Nevertheless, the claims some people made for Twitter, especially in the heat of the moment, were too bold. Crediting Twitter alone with driving events in Iran risked writing out, just for a start, the long history of the Iranian/Farsi political blogosphere. This is extensive and diverse, and is the venue for, among other things, complex political debate that belies the somewhat simplistic, black hats and white hats version of events that some seemed willing to accept on Twitter.

If any one web-based technology has raised political consciousness in Iran in recent years — if any mere communications platform can be connected with the brave decision of so many to put their bodies on the line in the streets — it’s the blogs. We know how large Iran’s largely blog-based online public sphere is, and how crucial it has been in preserving a space for dissent and debate in the face of a state that doesn’t tend to encourage such things. Iranian people weren’t waiting around for Twitter as a focus for their dissent.

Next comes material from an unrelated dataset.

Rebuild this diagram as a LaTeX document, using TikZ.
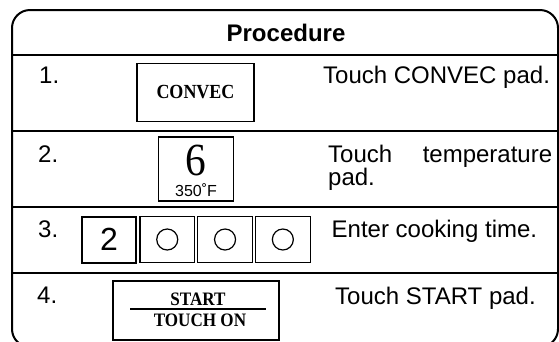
\documentclass[tikz,border=0pt]{standalone}
\usepackage{fontspec}
\setmainfont{Liberation Sans}
\newfontfamily\padfont[FakeStretch=0.9]{Liberation Serif}
\usetikzlibrary{positioning}

\tikzstyle{outer} = [draw, line width=2pt, rounded corners=18pt]
\tikzstyle{rowline} = [draw, line width=1.2pt]
\tikzstyle{pad} = [rectangle, draw, line width=1.1pt, inner sep=0pt, font=\padfont\bfseries\fontsize{20}{20}\selectfont]
\tikzstyle{digitkey} = [rectangle, draw, line width=1.1pt, minimum width=54.5pt, minimum height=46pt, inner sep=0pt, font=\fontsize{32}{32}\selectfont]
\tikzstyle{ring} = [circle, draw, line width=1.2pt, minimum size=21pt, inner sep=0pt]
\tikzstyle{textonly} = [anchor=base west, inner sep=0pt, font=\fontsize{24}{24}\selectfont]

\begin{document}
\begin{tikzpicture}[x=1pt, y=-1pt]

\useasboundingbox (0,0) rectangle (559,341);

% frame and rows =============================
\draw[outer] (12,10) rectangle (558,347);
\node[anchor=base, inner sep=0pt, font=\bfseries\fontsize{24}{24}\selectfont] (title) at (286,41) {Procedure};
\path[rowline] (12,55) -- (558,55);
\path[rowline] (12,131) -- (558,131);
\path[rowline] (12,207) -- (558,207);
\path[rowline] (12,273) -- (558,273);

% step 1
\node[textonly] (n1) at (39,83) {1.};
\node[pad, minimum width=117pt, minimum height=58pt] (convec) at (195.5,92.5) {CONVEC};
\node[textonly] (s1) at (323,83) {Touch CONVEC pad.};

% step 2
\node[textonly] (n2) at (38,162) {2.};
\node[pad, minimum width=75pt, minimum height=64pt] (temp) at (196,169) {};
\node[anchor=base, inner sep=0pt, font=\padfont\fontsize{46}{46}\selectfont] (six) at (196,175) {6};
\node[anchor=base, inner sep=0pt, font=\fontsize{16}{16}\selectfont] (deg) at (196,196) {350˚F};
\node[textonly] (s2) at (328,162) {\makebox[224pt][s]{Touch temperature}};
\node[textonly] (s2b) at (328,185) {pad.};

% step 3
\node[textonly] (n3) at (38,237) {3.};
\node[digitkey, line width=2pt] (t1) at (109,239.5) {2};
\node[digitkey, right=2.2pt of t1] (t2) {};
\node[digitkey, right=2.2pt of t2] (t3) {};
\node[digitkey, right=2.2pt of t3] (t4) {};
\node[ring] (o2) at (t2) {};
\node[ring] (o3) at (t3) {};
\node[ring] (o4) at (t4) {};
\node[textonly] (s3) at (331.5,237) {Enter cooking time.};

% step 4
\node[textonly] (n4) at (37,303) {4.};
\node[pad, minimum width=166pt, minimum height=59pt] (start) at (196,310.5) {};
\node[anchor=base, inner sep=0pt, font=\padfont\bfseries\fontsize{19}{19}\selectfont] (go) at (198,305) {START};
\node[anchor=base, inner sep=0pt, font=\padfont\bfseries\fontsize{19}{19}\selectfont] (touchon) at (200,326.5) {TOUCH ON};
\draw[line width=1.8pt] (130,308.7) -- (266,308.7);
\node[textonly] (s4) at (335,304) {Touch START pad.};

\end{tikzpicture}
\end{document}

Further, a lot of the protest organisation that was done via social networks was accomplished using announcements from Facebook groups associated with political candidates. One wonders why this wasn’t mentioned more. Within Iran, where the Government moved quickly to limit and monitor internet use, word of mouth also played a role in organising protest. The point is that when we get too excited about the newest technological platform, we might fail to recognise that most political action is interwoven with a whole ecology of information and communication practices. Twitter gave us a new way to track events — but we weren’t confronting the Iranian state.

There was also too little said regarding what these events revealed about Twitter’s limitations as a tool of political protest and communication. One thing to focus on briefly is that while a tool like Twitter might be highly accessible, this can also work against the dispersal of quality information: if news can be spread easily, so too can simple errors and deliberate falsehoods. It’s much easier to retweet something than it is to check whether it’s true. It’s very difficult to ensure over time that people communicating from inside a country in turmoil are who they say they are. Life and death situations throw all of this into some relief. As I have written before, digital literacy for social networks needs to encompass some of the attitude to sources and facts that the ideal version of journalistic practice embodies, but that’s a longer conversation.

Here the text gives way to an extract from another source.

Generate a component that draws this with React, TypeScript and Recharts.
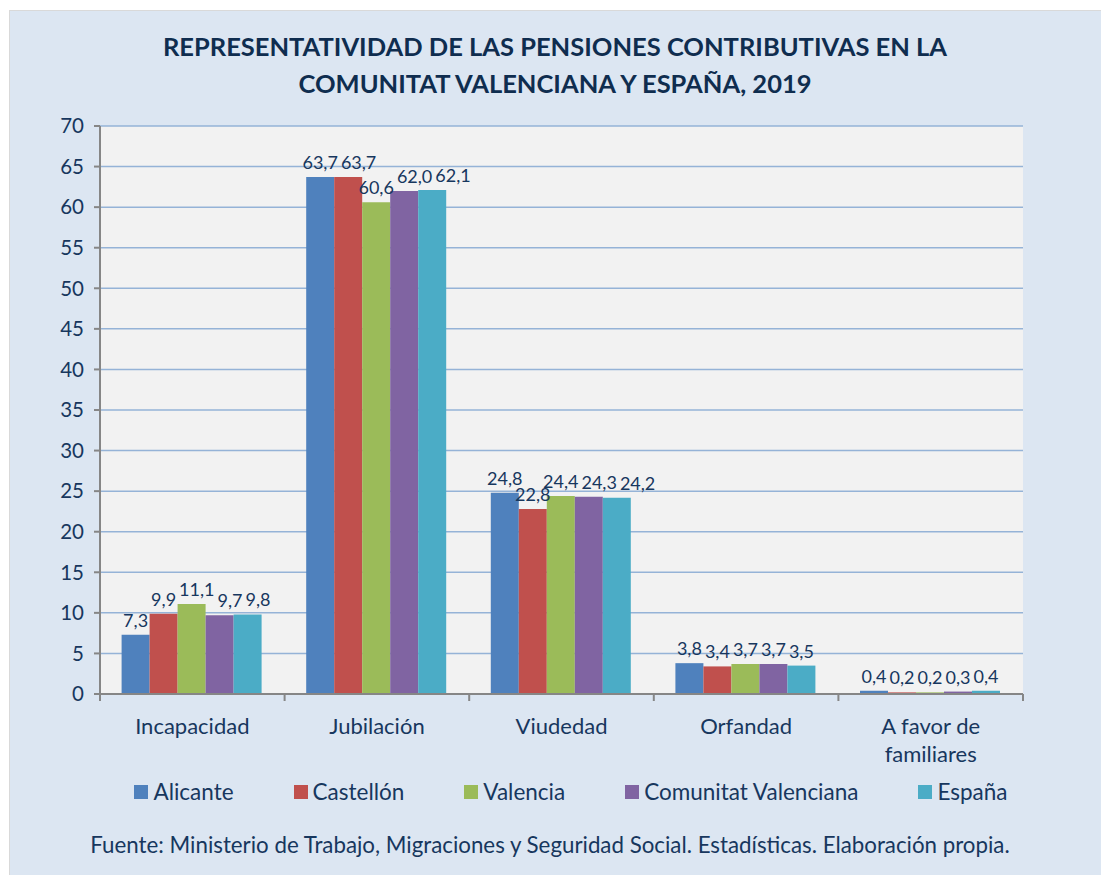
import React from "react";
import {
  BarChart, Bar, XAxis, YAxis, CartesianGrid, LabelList
} from "recharts";

const categories = ["Incapacidad", "Jubilación", "Viudedad", "Orfandad", "A favor de familiares"];
const alicante = [7.3, 63.7, 24.8, 3.8, 0.4];
const castellon = [9.9, 63.7, 22.8, 3.4, 0.2];
const valencia = [11.1, 60.6, 24.4, 3.7, 0.2];
const comunitat = [9.7, 62.0, 24.3, 3.7, 0.3];
const espana = [9.8, 62.1, 24.2, 3.5, 0.4];
const yTicks = [0, 5, 10, 15, 20, 25, 30, 35, 40, 45, 50, 55, 60, 65, 70];

const seriesNames = ["Alicante", "Castellón", "Valencia", "Comunitat Valenciana", "España"];
const seriesColors = ["#4f81bd", "#c0504d", "#9bbb59", "#8064a2", "#4bacc6"];
const seriesValues = [alicante, castellon, valencia, comunitat, espana];

const data = categories.map((name, i) => {
  const row: any = { name };
  seriesNames.forEach((s, j) => { row[s] = seriesValues[j][i]; });
  return row;
});

const TEXT = "#17375e";
const FONT = "Lato, 'Open Sans', sans-serif";
const MARGIN_TOP = 115;
const Y_MAX = 70;
const LABEL_SIZE = 18;
const CAT_SIZE = 22;

const fmt = (v: any) => Number(v).toFixed(1).replace(".", ",");

let ctx: CanvasRenderingContext2D | null = null;
function textWidth(s: string, size: number) {
  if (!ctx) {
    ctx = document.createElement("canvas").getContext("2d");
  }
  if (!ctx) return s.length * size * 0.5;
  ctx.font = `${size}px ${FONT}`;
  return ctx.measureText(s).width;
}

function wrap(s: string, size: number, maxW: number) {
  const lines: string[] = [];
  let cur = "";
  s.split(" ").forEach((word) => {
    const next = cur ? cur + " " + word : word;
    if (cur && textWidth(next, size) > maxW) {
      lines.push(cur);
      cur = word;
    } else {
      cur = next;
    }
  });
  if (cur) lines.push(cur);
  return lines;
}

// labels in one category are swept left to right and pushed right when
// they would collide with the previous one
function ValueLabel(props: any) {
  const { x, y, width, height, index, series } = props;
  const base = y + height;
  const ppu = (base - MARGIN_TOP) / Y_MAX;
  let prevRight = -Infinity;
  let prevTop = -Infinity;
  let cx = 0;
  for (let k = 0; k <= series; k++) {
    const v = seriesValues[k][index];
    const w = textWidth(fmt(v), LABEL_SIZE);
    let c = x + (k - series) * width + width / 2;
    const top = base - v * ppu;
    if (Math.abs(top - prevTop) < 12 && c - w / 2 < prevRight + 3) {
      c = prevRight + 3 + w / 2;
    }
    prevRight = c + w / 2;
    prevTop = top;
    cx = c;
  }
  return (
    <text
      x={cx}
      y={y - 8}
      textAnchor="middle"
      fill={TEXT}
      fontSize={LABEL_SIZE}
      fontFamily={FONT}
    >
      {fmt(seriesValues[series][index])}
    </text>
  );
}

function CategoryTick(props: any) {
  const { x, y, payload, index, visibleTicksCount, width } = props;
  const half = payload && payload.offset ? payload.offset : width / visibleTicksCount / 2;
  const isLast = index === visibleTicksCount - 1;
  const lines = wrap(String(payload.value), CAT_SIZE, 150);
  return (
    <g>
      <line x1={x - half} x2={x - half} y1={y} y2={y + 7} stroke="#868686" strokeWidth={2} />
      {isLast && <line x1={x + half} x2={x + half} y1={y} y2={y + 7} stroke="#868686" strokeWidth={2} />}
      <text
        x={x}
        y={y + 40}
        textAnchor="middle"
        fill={TEXT}
        fontSize={CAT_SIZE}
        fontFamily={FONT}
      >
        {lines.map((l, i) => (
          <tspan key={i} x={x} dy={i === 0 ? 0 : 28}>{l}</tspan>
        ))}
      </text>
    </g>
  );
}

export default function App() {
  return (
    <div
      style={{
        position: "absolute",
        left: 9,
        top: 10,
        width: 1092,
        height: 865,
        background: "#dce6f2",
        borderTop: "1px solid #d9d9d9",
        borderLeft: "1px solid #d9d9d9",
        boxSizing: "border-box",
        fontFamily: FONT,
        color: TEXT,
      }}
    >
      <div
        style={{
          position: "absolute",
          left: 0,
          width: 1090,
          top: 17,
          textAlign: "center",
          fontWeight: 700,
          fontSize: 25.5,
          lineHeight: "37px",
          color: "#0f2d4f",
        }}
      >
        REPRESENTATIVIDAD DE LAS PENSIONES CONTRIBUTIVAS EN LA
        <br />
        COMUNITAT VALENCIANA Y ESPAÑA, 2019
      </div>

      <div style={{ position: "absolute", left: 0, top: 0 }}>
        <BarChart
          width={1092}
          height={760}
          data={data}
          margin={{ top: MARGIN_TOP, right: 79, bottom: 0, left: 0 }}
          barCategoryGap="11.7%"
          barGap={0}
        >
          <CartesianGrid vertical={false} stroke="#95b3d7" strokeWidth={1.5} fill="#f2f2f2" />
          <YAxis
            width={90}
            domain={[0, Y_MAX]}
            ticks={yTicks}
            interval={0}
            tick={{ fill: TEXT, fontSize: 20.5, fontFamily: FONT }}
            tickSize={6}
            tickMargin={10}
            axisLine={{ stroke: "#868686", strokeWidth: 2 }}
            tickLine={{ stroke: "#868686", strokeWidth: 2 }}
          />
          <XAxis
            dataKey="name"
            height={77}
            interval={0}
            tickSize={0}
            tickMargin={0}
            tickLine={false}
            axisLine={{ stroke: "#868686", strokeWidth: 2 }}
            tick={<CategoryTick />}
          />
          {seriesNames.map((s, j) => (
            <Bar key={s} dataKey={s} fill={seriesColors[j]} isAnimationActive={false}>
              <LabelList
                dataKey={s}
                content={(p: any) => <ValueLabel {...p} series={j} />}
              />
            </Bar>
          ))}
        </BarChart>
      </div>

      <div
        style={{
          position: "absolute",
          left: 0,
          width: 1122,
          top: 766,
          display: "flex",
          justifyContent: "center",
          gap: 60,
          fontSize: 22.5,
          lineHeight: "30px",
        }}
      >
        {seriesNames.map((s, j) => (
          <div key={s} style={{ display: "flex", alignItems: "center" }}>
            <span style={{ width: 14, height: 14, background: seriesColors[j], marginRight: 5, display: "inline-block" }} />
            <span>{s}</span>
          </div>
        ))}
      </div>

      <div
        style={{
          position: "absolute",
          left: 0,
          width: 1080,
          top: 819,
          textAlign: "center",
          fontSize: 22.3,
          lineHeight: "30px",
        }}
      >
        Fuente: Ministerio de Trabajo, Migraciones y Seguridad Social. Estadísticas. Elaboración propia.
      </div>
    </div>
  );
}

The rhetoric surrounding Twitter at the moment is very familiar to media historians, and resembles what has greeted the emergence of every medium throughout industrial modernity. That’s not to underestimate Twitter’s usefulness, it’s just to say that this revolution has been announced before.

There are some fallacies of futurology that recur when new media arrive. New media are always seen as superseding their predecessors, but very few media technologies disappear from use in any simple way. They persist alongside emerging ones, because they still have applications. New media are always seen as more transparent, but when we settle down we usually realise that no medium is a pure avenue of information; each one is used to select and frame events in specific ways. New media are often seen as democratising, but what do we mean by that exactly, beyond a normative endorsement? In fact, new media tend to gather unique publics, and there’s enough research about social networks now to suggest that they have specific audiences, and are capable of exclusion as well as inclusion.

The last thing to say about Iran, then, is that although that election may have been stolen, Ahmadinejad has a constituency. Disproportionately they are rural and poor, and altogether they’re the last people who are likely to turn up on Twitter, and thus the last we would have heard from during conflict around the election. We here today are a specific group marked by specific privileges, and the Twitter user-base is not as inclusive as we might like to think. Especially if we are journalists, we need to think hard about the nature of the networks we engage with when we’re chasing information.

This is an edited version of Jason’s speech at the Media 140 conference in Sydney.